Apply a CSS template to my Rails project

The tutorial in Getting Started with Rails clearly explains the procedures to build the "skeletons" of a blog web application that can read, add, edit and delete a blog post. It does not come with the style and formatting of the web page design. Today, I was trying to search a CSS template and apply it to my Rails project.
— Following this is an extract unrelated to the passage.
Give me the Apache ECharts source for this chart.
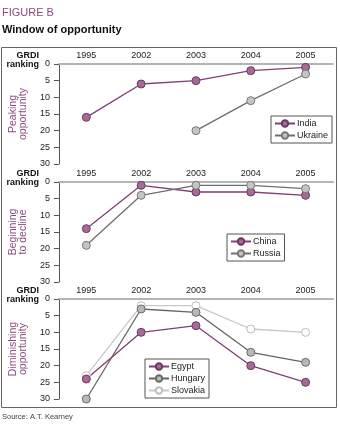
<!DOCTYPE html>
<html><head><meta charset="utf-8">
<script src="https://cdn.jsdelivr.net/npm/echarts@6/dist/echarts.min.js"></script>
<style>html,body{margin:0;padding:0;background:#fff}#c{width:340px;height:425px}</style>
</head><body><div id="c"></div>
<script>
var years = ['1995','2002','2003','2004','2005'];
var yTicks = [0,5,10,15,20,25,30];
var india = [16,6,5,2,1];
var ukraine = [null,null,20,11,3];
var china = [14,1,3,3,4];
var russia = [19,4,1,1,2];
var egypt = [24,10,8,20,25];
var hungary = [30,3,4,16,19];
var slovakia = [23,2,2,9,10];
var panelNames = ['Peaking\nopportunity','Beginning\nto decline','Diminishing\nopportunity'];

var FONT = '"Liberation Sans",Arial,sans-serif';
var PURPLE = '#8b4a7f';
var tops = [64,182,299];
var H = 100;

var grids=[], xAxes=[], yAxes=[];
for (var i=0;i<3;i++){
  grids.push({left:58, right:7, top:tops[i], height:H});
  xAxes.push({type:'category', gridIndex:i, data:years, position:'top', boundaryGap:true,
    axisLine:{lineStyle:{color:'#b4b4b4', width:2}}, axisTick:{show:false},
    axisLabel:{color:'#222', fontSize:9, fontFamily:FONT, margin:4}, splitLine:{show:false}});
  yAxes.push({type:'value', gridIndex:i, min:0, max:30, interval:5, inverse:true,
    name:panelNames[i], nameLocation:'middle', nameGap:25,
    nameTextStyle:{color:PURPLE, fontSize:10.5, fontFamily:FONT, lineHeight:10},
    axisLine:{show:true, lineStyle:{color:'#555', width:1}},
    axisTick:{show:true, length:5, lineStyle:{color:'#555'}},
    axisLabel:{color:'#222', fontSize:9, fontFamily:FONT, margin:9},
    splitLine:{show:false}});
}

function ser(name, data, gi, lineColor, fill, border){
  return {name:name, type:'line', xAxisIndex:gi, yAxisIndex:gi, data:data,
    symbol:'circle', symbolSize:8, connectNulls:false,
    lineStyle:{color:lineColor, width:1.3},
    itemStyle:{color:fill, borderColor:border, borderWidth:1},
    emphasis:{disabled:true}, animation:false, z:2};
}
var P_LINE='#7e3f73', P_FILL='#a46b96', P_BORDER='#6f3665';
var G_LINE='#6e6e6e', G_FILL='#c4c4c4', G_BORDER='#777';
var series = [
  ser('India', india, 0, P_LINE, P_FILL, P_BORDER),
  ser('Ukraine', ukraine, 0, G_LINE, G_FILL, G_BORDER),
  ser('China', china, 1, P_LINE, P_FILL, P_BORDER),
  ser('Russia', russia, 1, G_LINE, G_FILL, G_BORDER),
  ser('Slovakia', slovakia, 2, '#c8c8c8', '#ffffff', '#bdbdbd'),
  ser('Hungary', hungary, 2, '#646464', '#b8b8b8', '#6a6a6a'),
  ser('Egypt', egypt, 2, P_LINE, P_FILL, P_BORDER)
];

function leg(data, pos){
  var l = {data:data, orient:'vertical', itemWidth:20, itemHeight:8, itemGap:3,
    borderColor:'#555', borderWidth:1, padding:[3,4,3,3], backgroundColor:'#fff',
    textStyle:{fontSize:9, fontFamily:FONT, color:'#222', padding:[0,0,0,-3]}, selectedMode:false};
  for (var k in pos) l[k]=pos[k];
  return l;
}

var option = {
  animation:false,
  grid:grids, xAxis:xAxes, yAxis:yAxes, series:series,
  legend:[leg(['India','Ukraine'],{right:8,top:116}), leg(['China','Russia'],{left:227,top:234}), leg(['Egypt','Hungary','Slovakia'],{left:145,top:359})],
  graphic:[
    {type:'rect', shape:{x:1.5,y:47.5,width:335,height:360}, style:{fill:'none', stroke:'#666', lineWidth:1}, z:-1},
    {type:'text', x:2, y:7, style:{text:'FIGURE B', fill:PURPLE, font:'11px '+FONT}},
    {type:'text', x:2, y:24, style:{text:'Window of opportunity', fill:'#111', font:'bold 11px '+FONT}},
    {type:'text', x:2, y:413, style:{text:'Source: A.T. Kearney', fill:'#444', font:'7.5px '+FONT}},
    {type:'text', x:39, y:51, style:{text:'GRDI\nranking', fill:'#111', font:'bold 9px '+FONT, align:'right', lineHeight:9}},
    {type:'text', x:39, y:169, style:{text:'GRDI\nranking', fill:'#111', font:'bold 9px '+FONT, align:'right', lineHeight:9}},
    {type:'text', x:39, y:286, style:{text:'GRDI\nranking', fill:'#111', font:'bold 9px '+FONT, align:'right', lineHeight:9}}
  ]
};
var chart = echarts.init(document.getElementById('c'), null, {renderer:'canvas'});
chart.setOption(option);
</script></body></html>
1. I searched Google: "css blog template":

2. I selected this CSS template (http://www.free-css.com/free-css-templates/page207/saturn) and downloaded to my local hard drive:

3. I created a new directory html and I unzipped the downloaded file to the new directory:
mkdir ~/html
cp ~/Downloads/Saturn Free Website Template - Free-CSS.com.zip ~/html
cd ~/html
unzip Saturn Free Website Template - Free-CSS.com.zip -d

4. Copy all the CSS files from the template to app/assets/stylesheets directory:
cp ~/html/Saturn HTML Template/css ~/gettingstarttedwithrails/app/assets/stylesheets

5. Copy all the image files from the template to app/assets/images directory:
cp ~/html/Saturn HTML Template/img ~/gettingstarttedwithrails/app/assets/images

6. I did my experiment first on the welcome view. I renamed the index.html.erb file. Then, I copied the index.html file from the template to my Ruby on Rails project:
mv ~/gettingstarttedwithrails/app/views/welcome/index.html.erb index_original.html.erb
cp ~/html/Saturn HTML Template/index.html ~/gettingstarttedwithrails/app/views/welcome/index.html.erb

7. I edited the app/views/welcome/index.html.erb using the Brackets editor. I changed the path of all CSS files to /assets/css/:
<head>
...
   <link rel="stylesheet" href="/assets/css/kube.min.css" />
   <link rel="stylesheet" href="/assets/css/font-awesome.min.css" />
   <link rel="stylesheet" href="/assets/css/custom.min.css" />
...
</head>
8. Finally, I still needed to do some "fine tuning" to the index.html.erb file to make the web template to fit the purpose of of my blog.

This is what I called the "fast track" method to "copy and paste" a web template to my Ruby on Rails project. Although I still need to do many codings in HTML, the appearance of the website is much more professional looking without spending a lot of time to start from scratch. Another advantage is that I can quickly changed the theme of my Rails project by downloading another CSS template to my Rails server. By the way, I found that the background image in the CSS file will be overrided (re-written) by the Rails framework. I am finding some "work around" to overcome the background image "white-out" problem.